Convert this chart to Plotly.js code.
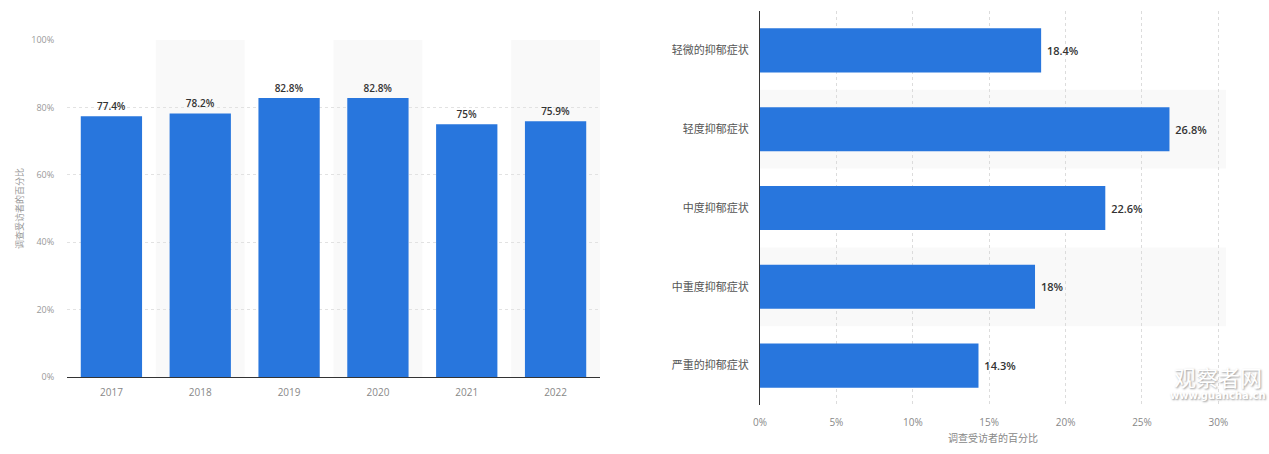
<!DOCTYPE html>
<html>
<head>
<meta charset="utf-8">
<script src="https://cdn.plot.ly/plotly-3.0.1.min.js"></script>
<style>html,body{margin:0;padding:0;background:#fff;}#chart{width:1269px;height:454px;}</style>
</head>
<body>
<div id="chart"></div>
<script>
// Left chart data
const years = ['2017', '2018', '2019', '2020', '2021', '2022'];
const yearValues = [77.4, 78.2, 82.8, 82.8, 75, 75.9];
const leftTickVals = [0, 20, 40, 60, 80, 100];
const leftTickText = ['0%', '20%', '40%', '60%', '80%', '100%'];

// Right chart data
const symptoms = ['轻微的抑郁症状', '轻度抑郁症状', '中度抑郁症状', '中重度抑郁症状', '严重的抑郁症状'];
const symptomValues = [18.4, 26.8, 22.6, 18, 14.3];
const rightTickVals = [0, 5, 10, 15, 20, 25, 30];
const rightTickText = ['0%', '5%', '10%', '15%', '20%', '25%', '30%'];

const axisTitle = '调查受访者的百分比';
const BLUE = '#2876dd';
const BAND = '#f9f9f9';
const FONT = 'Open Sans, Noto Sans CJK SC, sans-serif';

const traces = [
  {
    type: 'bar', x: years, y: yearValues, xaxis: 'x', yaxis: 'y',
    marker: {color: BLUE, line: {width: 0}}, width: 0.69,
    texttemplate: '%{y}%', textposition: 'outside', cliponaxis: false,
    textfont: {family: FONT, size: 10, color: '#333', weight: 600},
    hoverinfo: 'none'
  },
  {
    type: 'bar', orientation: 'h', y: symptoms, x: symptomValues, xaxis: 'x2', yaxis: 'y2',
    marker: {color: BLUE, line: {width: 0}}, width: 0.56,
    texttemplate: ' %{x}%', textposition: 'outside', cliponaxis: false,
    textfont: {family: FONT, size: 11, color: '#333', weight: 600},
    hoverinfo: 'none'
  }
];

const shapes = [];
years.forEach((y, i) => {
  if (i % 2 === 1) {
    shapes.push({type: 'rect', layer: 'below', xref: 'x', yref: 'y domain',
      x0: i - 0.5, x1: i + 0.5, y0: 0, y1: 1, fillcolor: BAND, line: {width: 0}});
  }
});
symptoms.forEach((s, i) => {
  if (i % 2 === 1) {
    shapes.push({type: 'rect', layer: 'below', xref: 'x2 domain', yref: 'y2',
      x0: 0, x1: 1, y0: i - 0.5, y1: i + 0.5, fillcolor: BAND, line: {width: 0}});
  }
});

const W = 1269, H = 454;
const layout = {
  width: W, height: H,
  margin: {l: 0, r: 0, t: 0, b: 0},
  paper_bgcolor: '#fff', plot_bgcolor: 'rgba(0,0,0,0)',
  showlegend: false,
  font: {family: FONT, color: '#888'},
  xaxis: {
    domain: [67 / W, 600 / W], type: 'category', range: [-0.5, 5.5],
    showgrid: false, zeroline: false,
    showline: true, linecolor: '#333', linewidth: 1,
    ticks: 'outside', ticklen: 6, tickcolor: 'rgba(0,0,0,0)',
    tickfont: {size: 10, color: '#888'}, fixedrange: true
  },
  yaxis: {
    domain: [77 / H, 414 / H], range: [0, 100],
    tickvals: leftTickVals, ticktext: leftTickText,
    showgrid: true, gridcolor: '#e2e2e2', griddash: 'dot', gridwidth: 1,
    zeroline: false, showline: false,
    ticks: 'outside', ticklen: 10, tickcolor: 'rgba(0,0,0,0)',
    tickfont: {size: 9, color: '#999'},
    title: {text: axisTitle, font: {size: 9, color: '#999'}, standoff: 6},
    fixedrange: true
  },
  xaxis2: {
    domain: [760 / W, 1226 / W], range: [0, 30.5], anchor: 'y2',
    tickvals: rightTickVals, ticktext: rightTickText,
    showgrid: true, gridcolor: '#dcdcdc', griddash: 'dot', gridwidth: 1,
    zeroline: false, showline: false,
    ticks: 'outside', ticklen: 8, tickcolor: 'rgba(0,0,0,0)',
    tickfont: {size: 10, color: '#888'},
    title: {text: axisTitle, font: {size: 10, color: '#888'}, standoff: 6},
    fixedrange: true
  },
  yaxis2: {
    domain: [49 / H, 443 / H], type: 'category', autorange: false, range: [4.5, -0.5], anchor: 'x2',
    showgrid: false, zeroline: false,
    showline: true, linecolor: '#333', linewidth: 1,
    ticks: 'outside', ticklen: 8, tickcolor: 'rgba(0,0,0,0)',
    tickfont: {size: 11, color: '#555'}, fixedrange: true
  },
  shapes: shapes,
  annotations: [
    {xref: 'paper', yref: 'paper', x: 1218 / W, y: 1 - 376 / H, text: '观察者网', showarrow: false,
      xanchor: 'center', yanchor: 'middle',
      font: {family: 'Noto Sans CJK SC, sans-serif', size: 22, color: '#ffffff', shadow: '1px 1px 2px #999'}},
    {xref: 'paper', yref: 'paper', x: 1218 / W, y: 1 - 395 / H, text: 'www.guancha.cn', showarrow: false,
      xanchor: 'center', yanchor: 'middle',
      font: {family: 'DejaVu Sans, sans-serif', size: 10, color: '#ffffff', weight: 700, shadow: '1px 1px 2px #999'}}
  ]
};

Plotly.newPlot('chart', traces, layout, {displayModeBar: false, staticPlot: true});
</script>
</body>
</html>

-- -- --

▸ What to work on:
Leave out the pictures and transcribe everything else exactly.

▸ Exercise response:
Convert this chart to Plotly.js code.
<!DOCTYPE html>
<html>
<head>
<meta charset="utf-8">
<script src="https://cdn.plot.ly/plotly-3.0.1.min.js"></script>
<style>html,body{margin:0;padding:0;background:#fff;}#chart{width:1269px;height:454px;}</style>
</head>
<body>
<div id="chart"></div>
<script>
// Left chart data
const years = ['2017', '2018', '2019', '2020', '2021', '2022'];
const yearValues = [77.4, 78.2, 82.8, 82.8, 75, 75.9];
const leftTickVals = [0, 20, 40, 60, 80, 100];
const leftTickText = ['0%', '20%', '40%', '60%', '80%', '100%'];

// Right chart data
const symptoms = ['轻微的抑郁症状', '轻度抑郁症状', '中度抑郁症状', '中重度抑郁症状', '严重的抑郁症状'];
const symptomValues = [18.4, 26.8, 22.6, 18, 14.3];
const rightTickVals = [0, 5, 10, 15, 20, 25, 30];
const rightTickText = ['0%', '5%', '10%', '15%', '20%', '25%', '30%'];

const axisTitle = '调查受访者的百分比';
const BLUE = '#2876dd';
const BAND = '#f9f9f9';
const FONT = 'Open Sans, Noto Sans CJK SC, sans-serif';

const traces = [
  {
    type: 'bar', x: years, y: yearValues, xaxis: 'x', yaxis: 'y',
    marker: {color: BLUE, line: {width: 0}}, width: 0.69,
    texttemplate: '%{y}%', textposition: 'outside', cliponaxis: false,
    textfont: {family: FONT, size: 10, color: '#333', weight: 600},
    hoverinfo: 'none'
  },
  {
    type: 'bar', orientation: 'h', y: symptoms, x: symptomValues, xaxis: 'x2', yaxis: 'y2',
    marker: {color: BLUE, line: {width: 0}}, width: 0.56,
    texttemplate: ' %{x}%', textposition: 'outside', cliponaxis: false,
    textfont: {family: FONT, size: 11, color: '#333', weight: 600},
    hoverinfo: 'none'
  }
];

const shapes = [];
years.forEach((y, i) => {
  if (i % 2 === 1) {
    shapes.push({type: 'rect', layer: 'below', xref: 'x', yref: 'y domain',
      x0: i - 0.5, x1: i + 0.5, y0: 0, y1: 1, fillcolor: BAND, line: {width: 0}});
  }
});
symptoms.forEach((s, i) => {
  if (i % 2 === 1) {
    shapes.push({type: 'rect', layer: 'below', xref: 'x2 domain', yref: 'y2',
      x0: 0, x1: 1, y0: i - 0.5, y1: i + 0.5, fillcolor: BAND, line: {width: 0}});
  }
});

const W = 1269, H = 454;
const layout = {
  width: W, height: H,
  margin: {l: 0, r: 0, t: 0, b: 0},
  paper_bgcolor: '#fff', plot_bgcolor: 'rgba(0,0,0,0)',
  showlegend: false,
  font: {family: FONT, color: '#888'},
  xaxis: {
    domain: [67 / W, 600 / W], type: 'category', range: [-0.5, 5.5],
    showgrid: false, zeroline: false,
    showline: true, linecolor: '#333', linewidth: 1,
    ticks: 'outside', ticklen: 6, tickcolor: 'rgba(0,0,0,0)',
    tickfont: {size: 10, color: '#888'}, fixedrange: true
  },
  yaxis: {
    domain: [77 / H, 414 / H], range: [0, 100],
    tickvals: leftTickVals, ticktext: leftTickText,
    showgrid: true, gridcolor: '#e2e2e2', griddash: 'dot', gridwidth: 1,
    zeroline: false, showline: false,
    ticks: 'outside', ticklen: 10, tickcolor: 'rgba(0,0,0,0)',
    tickfont: {size: 9, color: '#999'},
    title: {text: axisTitle, font: {size: 9, color: '#999'}, standoff: 6},
    fixedrange: true
  },
  xaxis2: {
    domain: [760 / W, 1226 / W], range: [0, 30.5], anchor: 'y2',
    tickvals: rightTickVals, ticktext: rightTickText,
    showgrid: true, gridcolor: '#dcdcdc', griddash: 'dot', gridwidth: 1,
    zeroline: false, showline: false,
    ticks: 'outside', ticklen: 8, tickcolor: 'rgba(0,0,0,0)',
    tickfont: {size: 10, color: '#888'},
    title: {text: axisTitle, font: {size: 10, color: '#888'}, standoff: 6},
    fixedrange: true
  },
  yaxis2: {
    domain: [49 / H, 443 / H], type: 'category', autorange: false, range: [4.5, -0.5], anchor: 'x2',
    showgrid: false, zeroline: false,
    showline: true, linecolor: '#333', linewidth: 1,
    ticks: 'outside', ticklen: 8, tickcolor: 'rgba(0,0,0,0)',
    tickfont: {size: 11, color: '#555'}, fixedrange: true
  },
  shapes: shapes,
  annotations: [
    {xref: 'paper', yref: 'paper', x: 1218 / W, y: 1 - 376 / H, text: '观察者网', showarrow: false,
      xanchor: 'center', yanchor: 'middle',
      font: {family: 'Noto Sans CJK SC, sans-serif', size: 22, color: '#ffffff', shadow: '1px 1px 2px #999'}},
    {xref: 'paper', yref: 'paper', x: 1218 / W, y: 1 - 395 / H, text: 'www.guancha.cn', showarrow: false,
      xanchor: 'center', yanchor: 'middle',
      font: {family: 'DejaVu Sans, sans-serif', size: 10, color: '#ffffff', weight: 700, shadow: '1px 1px 2px #999'}}
  ]
};

Plotly.newPlot('chart', traces, layout, {displayModeBar: false, staticPlot: true});
</script>
</body>
</html>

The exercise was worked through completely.